Look for the line containing "Give me the" and the line containing "kaksio_alku, kaksio_loppu = 2000.04, 2010.02" in the entries below. Copy those two and all lines between them exactly, leaving out pictures.

* begin GIVEN RECORDS *

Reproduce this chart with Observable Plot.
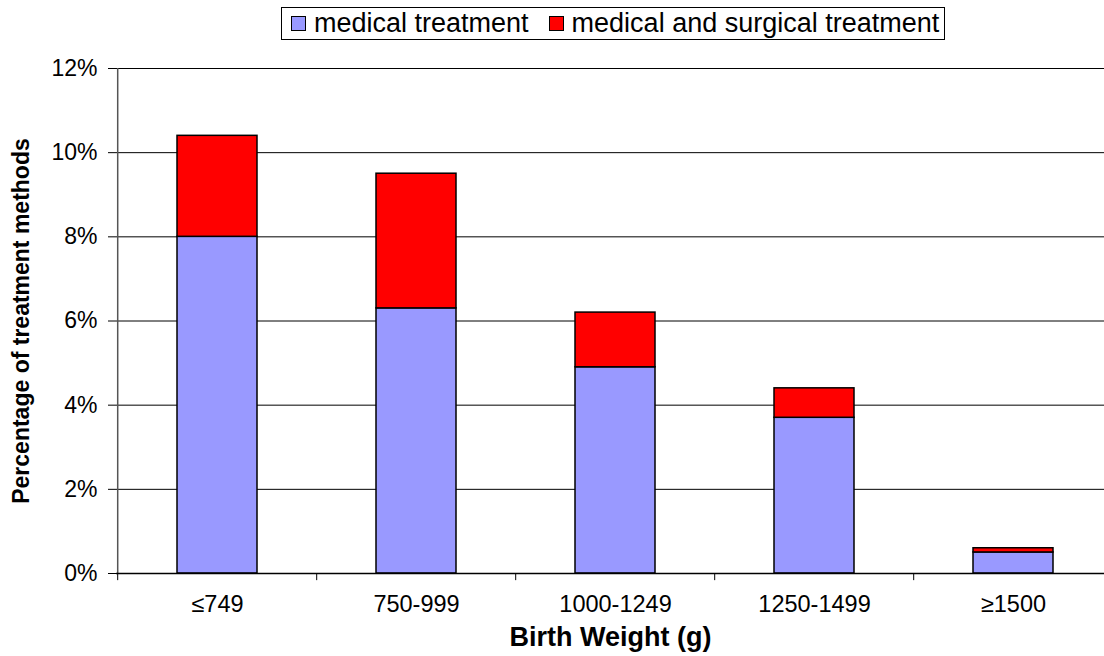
<!DOCTYPE html>
<html>
<head>
<meta charset="utf-8">
<script src="https://cdn.jsdelivr.net/npm/d3@7"></script>
<script src="https://cdn.jsdelivr.net/npm/@observablehq/plot@0.6"></script>
<style>
  html, body { margin: 0; padding: 0; background: #fff; }
  body { width: 1104px; height: 656px; overflow: hidden; font-family: "Liberation Sans", Arial, sans-serif; }
  #legend { position: relative; height: 48px; }
  #legend .box { position: absolute; left: 281px; top: 7px; width: 662px; height: 31px; border: 1px solid #000; display: flex; align-items: center; font-size: 27px; color: #000; white-space: nowrap; }
  #legend .sw { display: inline-block; width: 13px; height: 13px; border: 1px solid #000; margin: 0 8px 0 0; }
  #legend .item { display: flex; align-items: center; }
</style>
</head>
<body>
<div id="legend"></div>
<div id="chart"></div>
<script>
const categories = ["≤749", "750-999", "1000-1249", "1250-1499", "≥1500"];
const seriesNames = ["medical treatment", "medical and surgical treatment"];
const seriesColors = ["#9999FF", "#FF0000"];
const medical = [8.0, 6.3, 4.9, 3.7, 0.5];
const medicalSurgical = [2.4, 3.2, 1.3, 0.7, 0.1];
const yTicks = [0, 2, 4, 6, 8, 10, 12];
const yTitle = "Percentage of treatment methods";
const xTitle = "Birth Weight (g)";

const rows = [];
categories.forEach((c, i) => {
  rows.push({cat: c, series: seriesNames[0], value: medical[i]});
  rows.push({cat: c, series: seriesNames[1], value: medicalSurgical[i]});
});

// legend
const box = document.createElement("div");
box.className = "box";
seriesNames.forEach((s, i) => {
  const item = document.createElement("span");
  item.className = "item";
  item.style.marginLeft = i === 0 ? "9px" : "20px";
  const sw = document.createElement("span");
  sw.className = "sw";
  sw.style.background = seriesColors[i];
  item.appendChild(sw);
  item.appendChild(document.createTextNode(s));
  box.appendChild(item);
});
document.getElementById("legend").appendChild(box);

const xLeft = 116, xRight = 1114;
const step = (xRight - xLeft) / categories.length;
const font = "Liberation Sans, Arial, sans-serif";

const chart = Plot.plot({
  width: 1104,
  height: 608,
  marginTop: 20,
  marginBottom: 83,
  marginLeft: xLeft,
  marginRight: 0,
  style: {fontFamily: font, background: "#fff", color: "#000", overflow: "visible"},
  x: {domain: categories, range: [xLeft, xRight], paddingInner: 0.6, paddingOuter: 0.3, label: null},
  y: {domain: [0, 12], label: null},
  color: {domain: seriesNames, range: seriesColors},
  marks: [
    Plot.gridY(yTicks.filter(d => d > 0), {stroke: "#000", strokeOpacity: 1, strokeWidth: 1}),
    Plot.barY(rows, {x: "cat", y: "value", fill: "series", stroke: "#000", strokeWidth: 1.5, order: seriesNames}),
    Plot.ruleX([categories[0]], {x: d => d, dx: -step / 2, y1: 0, y2: 12, stroke: "#555", strokeWidth: 1.5}),
    Plot.ruleY([0], {stroke: "#000", strokeWidth: 1.5}),
    Plot.ruleX(categories, {x: d => d, dx: -step / 2, y1: 0, y2: -0.17, stroke: "#000", strokeWidth: 1}),
    Plot.axisY({ticks: yTicks, tickFormat: d => d + "%", tickSize: 8, tickPadding: 11, fontSize: 23, label: null, stroke: "#000"}),
    Plot.axisX({tickSize: 0, tickPadding: 22, fontSize: 23.5, label: null}),
    Plot.text([yTitle], {frameAnchor: "left", textAnchor: "middle", rotate: -90, dx: -95, fontSize: 23, fontWeight: "bold", fill: "#000"}),
    Plot.text([xTitle], {frameAnchor: "bottom", dy: 72, fontSize: 27, fontWeight: "bold", fill: "#000"})
  ]
});
document.getElementById("chart").appendChild(chart);
</script>
</body>
</html>
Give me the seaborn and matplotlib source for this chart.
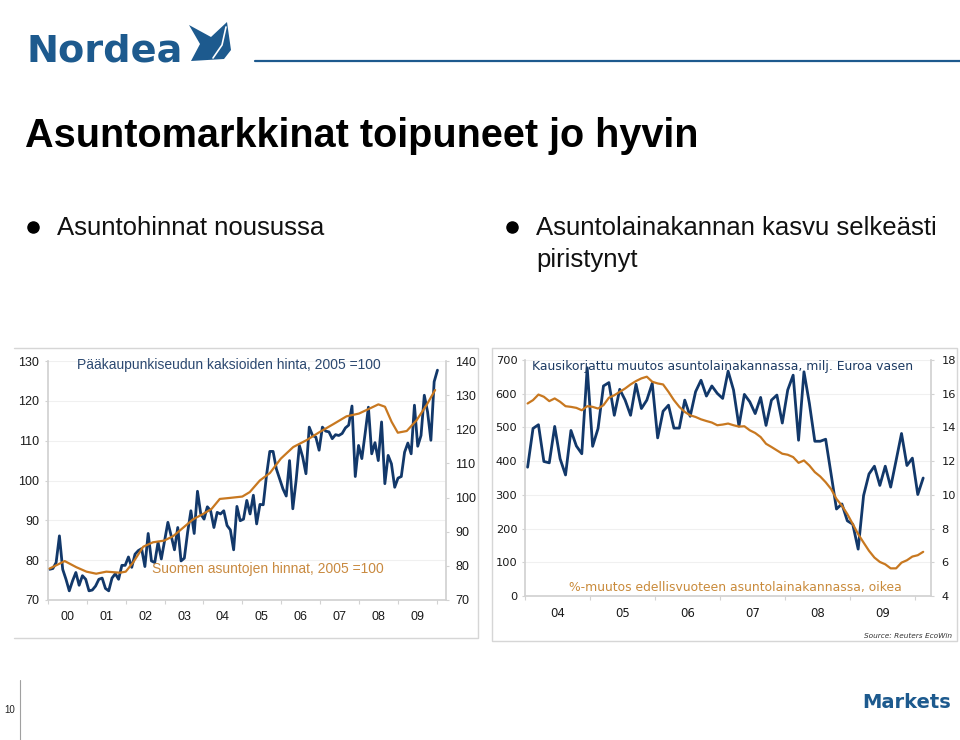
import numpy as np
import pandas as pd
import matplotlib
matplotlib.use("Agg")
import matplotlib.pyplot as plt
import seaborn as sns
from matplotlib.patches import Polygon
from matplotlib.lines import Line2D

# ---------------- data ----------------
# Left chart: Helsinki-region two-room flat prices (left axis), monthly
kaksio_hinta = [77.7, 77.9, 79.4, 86.1, 77.7, 75.2, 72.3, 74.8, 76.9, 73.7, 76.1, 75.2,
                72.3, 72.5, 73.5, 75.2, 75.5, 72.9, 72.3, 75.5, 76.6, 75.2, 78.7, 78.7,
                80.8, 78.2, 81.5, 82.4, 82.9, 78.4, 86.7, 79.8, 79.4, 84.5, 80.3, 84.9,
                89.5, 86.1, 82.6, 88.2, 79.8, 80.5, 87.0, 92.4, 86.7, 97.3, 91.6, 90.3,
                93.4, 92.4, 88.2, 92.0, 91.6, 92.4, 88.7, 87.6, 82.6, 93.5, 89.9, 90.3,
                95.0, 91.6, 96.3, 89.1, 94.0, 93.9, 101.3, 107.3, 107.3, 102.9, 100.4, 97.9,
                96.1, 105.0, 92.9, 100.0, 108.8, 105.9, 101.7, 113.4, 111.3, 110.9, 107.6, 113.4,
                112.4, 112.2, 110.5, 111.5, 111.3, 111.8, 113.2, 113.9, 118.7, 101.0, 108.8, 105.5,
                111.8, 118.4, 106.7, 109.5, 105.0, 114.7, 99.2, 106.3, 104.2, 98.3, 100.6, 101.0,
                107.1, 109.4, 106.7, 118.9, 108.6, 111.3, 121.4, 117.2, 110.1, 124.8, 127.7]
kaksio_alku, kaksio_loppu = 2000.04, 2010.02

# Finnish house prices (right axis), read at these decimal years
suomi_vuosi = [2000.04, 2000.43, 2000.73, 2000.99, 2001.24, 2001.50, 2001.85, 2002.00,
               2002.19, 2002.45, 2002.70, 2002.99, 2003.22, 2003.48, 2003.73, 2003.99,
               2004.21, 2004.42, 2004.68, 2005.00, 2005.19, 2005.45, 2005.71, 2005.99,
               2006.31, 2006.65, 2006.99, 2007.34, 2007.68, 2008.00, 2008.28, 2008.50,
               2008.67, 2008.84, 2009.00, 2009.23, 2009.48, 2009.74, 2009.96]
suomi_hinta = [79.2, 81.4, 79.6, 78.3, 77.7, 78.3, 78.0, 78.3,
               81.0, 85.6, 86.9, 87.4, 88.7, 91.2, 93.6, 95.2,
               96.7, 99.6, 99.9, 100.3, 101.6, 105.0, 107.2, 111.4,
               114.8, 116.8, 119.2, 121.5, 123.8, 124.6, 126.1, 127.3,
               126.6, 122.2, 119.0, 119.5, 122.6, 127.1, 131.5]

# Right chart: seasonally adjusted change in housing loan stock (EUR m, left axis)
laina_muutos = [382, 497, 508, 399, 395, 503, 407, 359, 491, 445, 422, 677,
                444, 497, 623, 633, 536, 613, 581, 536, 628, 556, 581, 631,
                469, 548, 566, 498, 498, 581, 533, 606, 640, 593, 623, 601,
                586, 667, 611, 504, 598, 576, 541, 589, 506, 581, 596, 513,
                611, 655, 462, 665, 571, 459, 459, 465, 362, 258, 273, 223,
                213, 139, 298, 362, 385, 328, 385, 323, 402, 482, 387, 409,
                301, 350]
# Annual % change in housing loan stock (right axis)
laina_kasvu = [15.42, 15.62, 15.95, 15.82, 15.56, 15.72, 15.52, 15.26, 15.22, 15.16, 15.02, 15.26,
               15.22, 15.12, 15.32, 15.76, 15.91, 16.11, 16.31, 16.55, 16.75, 16.91, 17.01, 16.71,
               16.61, 16.55, 16.11, 15.62, 15.22, 14.92, 14.72, 14.62, 14.48, 14.38, 14.29, 14.13,
               14.17, 14.23, 14.13, 14.05, 14.07, 13.83, 13.67, 13.43, 13.03, 12.84, 12.64, 12.44,
               12.38, 12.24, 11.90, 12.04, 11.74, 11.35, 11.09, 10.75, 10.35, 9.76, 9.36, 8.86,
               8.27, 7.67, 7.17, 6.68, 6.28, 6.02, 5.88, 5.64, 5.64, 5.98, 6.12, 6.34,
               6.42, 6.62]
laina_alku, laina_loppu = 2004.04, 2010.12

vuodet_vasen = ["00", "01", "02", "03", "04", "05", "06", "07", "08", "09"]
vuodet_oikea = ["04", "05", "06", "07", "08", "09"]
vasen_y1 = [70, 80, 90, 100, 110, 120, 130]
vasen_y2 = [70, 80, 90, 100, 110, 120, 130, 140]
oikea_y1 = [0, 100, 200, 300, 400, 500, 600, 700]
oikea_y2 = [4, 6, 8, 10, 12, 14, 16, 18]

# ---------------- styling ----------------
sns.set_theme(style="white")
plt.rcParams['font.family'] = ['Liberation Sans', 'DejaVu Sans']

W, H = 960, 740
fig = plt.figure(figsize=(W / 100, H / 100), dpi=100)
fig.patch.set_facecolor("white")

def fx(px):
    return px / W

def fy(py):
    return 1 - py / H

NAVY = "#12386a"
ORANGE = "#c87820"
BRAND = "#1d5a8e"
GRID = "#f0f0f0"
SPINE = "#d2d2d2"
FRAME = "#d6d6d6"

def fig_line(xs, ys, **kw):
    fig.add_artist(Line2D([fx(v) for v in xs], [fy(v) for v in ys],
                          transform=fig.transFigure, **kw))

# ---------------- header ----------------
fig.text(fx(27), fy(61), "Nordea", fontsize=27.5, fontweight="bold", color=BRAND,
         family="DejaVu Sans", va="baseline", ha="left")
fig.add_artist(Polygon([(fx(189), fy(25)), (fx(211), fy(37)), (fx(227), fy(22)),
                        (fx(231), fy(50)), (fx(224), fy(59)), (fx(191), fy(61)), (fx(200), fy(44))],
                       closed=True, transform=fig.transFigure, fc=BRAND, ec="none"))
fig_line([213, 222, 226], [58, 45, 27], color="white", lw=1.2)
fig_line([255, 960], [61, 61], color=BRAND, lw=1.6)

fig.text(fx(25), fy(147), "Asuntomarkkinat toipuneet jo hyvin", fontsize=28.5,
         fontweight="bold", color="black", va="baseline", ha="left")

for bx in (33, 512):
    fig.add_artist(Line2D([fx(bx)], [fy(227)], transform=fig.transFigure, marker="o",
                          ms=8, color="black", lw=0))
fig.text(fx(57), fy(235), "Asuntohinnat nousussa", fontsize=18.5, color="#111111",
         va="baseline", ha="left")
fig.text(fx(536), fy(235), "Asuntolainakannan kasvu selkeästi", fontsize=18.5,
         color="#111111", va="baseline", ha="left")
fig.text(fx(536), fy(267), "piristynyt", fontsize=18.5, color="#111111",
         va="baseline", ha="left")

# panel frames (left panel: open on the left side)
fig_line([14, 478, 478, 14], [348, 348, 638, 638], color=FRAME, lw=1)
fig_line([492, 957, 957, 492, 492], [348, 348, 641, 641, 348], color=FRAME, lw=1)

# ---------------- left chart ----------------
ax1 = fig.add_axes([fx(48), fy(600), (446 - 48) / W, (600 - 361) / H])
ax1b = ax1.twinx()

df_k = pd.DataFrame({"vuosi": np.linspace(kaksio_alku, kaksio_loppu, len(kaksio_hinta)),
                     "hinta": kaksio_hinta})
df_s = pd.DataFrame({"vuosi": suomi_vuosi, "hinta": suomi_hinta})
sns.lineplot(data=df_k, x="vuosi", y="hinta", ax=ax1, color=NAVY, lw=2.0)
sns.lineplot(data=df_s, x="vuosi", y="hinta", ax=ax1b, color=ORANGE, lw=1.6)

for ax, lo, hi, ticks in ((ax1, 70, 130, vasen_y1), (ax1b, 70, 140, vasen_y2)):
    ax.set_ylim(lo, hi)
    ax.set_yticks(ticks)
    ax.set_xlim(2000.0, 2010.24)
    ax.set_xlabel("")
    ax.set_ylabel("")
ax1.set_yticklabels([str(t) for t in vasen_y1])
ax1b.set_yticklabels([str(t) for t in vasen_y2])
ax1.grid(axis="y", color=GRID, lw=0.8)
ax1.grid(axis="x", visible=False)
ax1b.grid(False)
ax1.set_xticks([2000.5 + i for i in range(len(vuodet_vasen))])
ax1.set_xticklabels(vuodet_vasen)
ax1.set_xticks(list(range(2000, 2011)), minor=True)
ax1.tick_params(axis="x", which="major", length=0, pad=8, labelsize=9, labelcolor="#1a1a1a")
ax1.tick_params(axis="x", which="minor", length=3, width=0.8, color=SPINE, direction="out", bottom=True)
ax1.tick_params(axis="y", length=2.5, width=0.8, color=SPINE, pad=4, labelsize=9,
                labelcolor="#1a1a1a", left=True)
ax1b.tick_params(axis="y", length=2.5, width=0.8, color=SPINE, pad=4, labelsize=9,
                 labelcolor="#1a1a1a", right=True)
for sp in ("top", "right"):
    ax1.spines[sp].set_visible(False)
for sp in ("top", "left", "bottom"):
    ax1b.spines[sp].set_visible(False)
for sp in ("left", "bottom"):
    ax1.spines[sp].set_color(SPINE)
ax1b.spines["right"].set_color(SPINE)

fig.text(fx(77), fy(369), "Pääkaupunkiseudun kaksioiden hinta, 2005 =100", fontsize=10,
         color="#2b4870", va="baseline", ha="left")
fig.text(fx(152), fy(573), "Suomen asuntojen hinnat, 2005 =100", fontsize=10,
         color="#c98a40", va="baseline", ha="left")

# ---------------- right chart ----------------
ax2 = fig.add_axes([fx(525), fy(596), (931 - 525) / W, (596 - 360) / H])
ax2b = ax2.twinx()

df_m = pd.DataFrame({"vuosi": np.linspace(laina_alku, laina_loppu, len(laina_muutos)),
                     "muutos": laina_muutos})
df_g = pd.DataFrame({"vuosi": np.linspace(laina_alku, laina_loppu, len(laina_kasvu)),
                     "kasvu": laina_kasvu})
sns.lineplot(data=df_m, x="vuosi", y="muutos", ax=ax2, color=NAVY, lw=2.0)
sns.lineplot(data=df_g, x="vuosi", y="kasvu", ax=ax2b, color=ORANGE, lw=1.6)

ax2.set_ylim(0, 700)
ax2.set_yticks(oikea_y1)
ax2.set_yticklabels([str(t) for t in oikea_y1], family="DejaVu Sans")
ax2b.set_ylim(4, 18)
ax2b.set_yticks(oikea_y2)
ax2b.set_yticklabels([str(t) for t in oikea_y2], family="DejaVu Sans")
for ax in (ax2, ax2b):
    ax.set_xlim(2004.0, 2010.24)
    ax.set_xlabel("")
    ax.set_ylabel("")
ax2.grid(axis="y", color=GRID, lw=0.8)
ax2.grid(axis="x", visible=False)
ax2b.grid(False)
ax2.set_xticks([2004.5 + i for i in range(len(vuodet_oikea))])
ax2.set_xticklabels(vuodet_oikea, family="DejaVu Sans")
ax2.set_xticks(list(range(2004, 2011)), minor=True)
ax2.tick_params(axis="x", which="major", length=0, pad=8, labelsize=8.5, labelcolor="#1a1a1a")
ax2.tick_params(axis="x", which="minor", length=3, width=0.8, color=SPINE, direction="out", bottom=True)
ax2.tick_params(axis="y", length=2.5, width=0.8, color=SPINE, pad=3, labelsize=8.2,
                labelcolor="#1a1a1a", left=True)
ax2b.tick_params(axis="y", length=2.5, width=0.8, color=SPINE, pad=5, labelsize=8.2,
                 labelcolor="#1a1a1a", right=True)
for sp in ("top", "right"):
    ax2.spines[sp].set_visible(False)
for sp in ("top", "left", "bottom"):
    ax2b.spines[sp].set_visible(False)
for sp in ("left", "bottom"):
    ax2.spines[sp].set_color(SPINE)
ax2b.spines["right"].set_color(SPINE)

fig.text(fx(532), fy(370), "Kausikorjattu muutos asuntolainakannassa, milj. Euroa vasen",
         fontsize=8.9, family="DejaVu Sans", color="#1d3b63", va="baseline", ha="left")
fig.text(fx(569), fy(591), "%-muutos edellisvuoteen asuntolainakannassa, oikea",
         fontsize=8.9, family="DejaVu Sans", color="#c98a3a", va="baseline", ha="left")
fig.text(fx(952), fy(638), "Source: Reuters EcoWin", fontsize=5.3, family="DejaVu Sans",
         style="italic", color="#333333", va="baseline", ha="right")

# ---------------- footer ----------------
fig_line([20, 20], [680, 740], color="#a0a0a0", lw=0.8)
fig.text(fx(4), fy(713), "10", fontsize=7, color="#222222", va="baseline", ha="left")
fig.text(fx(951), fy(708), "Markets", fontsize=14, fontweight="bold", family="DejaVu Sans",
         color=BRAND, va="baseline", ha="right")

fig.savefig("out.png", dpi=100)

* end GIVEN RECORDS *

ANSWER FOR THIS EXERCISE:
Give me the seaborn and matplotlib source for this chart.
import numpy as np
import pandas as pd
import matplotlib
matplotlib.use("Agg")
import matplotlib.pyplot as plt
import seaborn as sns
from matplotlib.patches import Polygon
from matplotlib.lines import Line2D

# ---------------- data ----------------
# Left chart: Helsinki-region two-room flat prices (left axis), monthly
kaksio_hinta = [77.7, 77.9, 79.4, 86.1, 77.7, 75.2, 72.3, 74.8, 76.9, 73.7, 76.1, 75.2,
                72.3, 72.5, 73.5, 75.2, 75.5, 72.9, 72.3, 75.5, 76.6, 75.2, 78.7, 78.7,
                80.8, 78.2, 81.5, 82.4, 82.9, 78.4, 86.7, 79.8, 79.4, 84.5, 80.3, 84.9,
                89.5, 86.1, 82.6, 88.2, 79.8, 80.5, 87.0, 92.4, 86.7, 97.3, 91.6, 90.3,
                93.4, 92.4, 88.2, 92.0, 91.6, 92.4, 88.7, 87.6, 82.6, 93.5, 89.9, 90.3,
                95.0, 91.6, 96.3, 89.1, 94.0, 93.9, 101.3, 107.3, 107.3, 102.9, 100.4, 97.9,
                96.1, 105.0, 92.9, 100.0, 108.8, 105.9, 101.7, 113.4, 111.3, 110.9, 107.6, 113.4,
                112.4, 112.2, 110.5, 111.5, 111.3, 111.8, 113.2, 113.9, 118.7, 101.0, 108.8, 105.5,
                111.8, 118.4, 106.7, 109.5, 105.0, 114.7, 99.2, 106.3, 104.2, 98.3, 100.6, 101.0,
                107.1, 109.4, 106.7, 118.9, 108.6, 111.3, 121.4, 117.2, 110.1, 124.8, 127.7]
kaksio_alku, kaksio_loppu = 2000.04, 2010.02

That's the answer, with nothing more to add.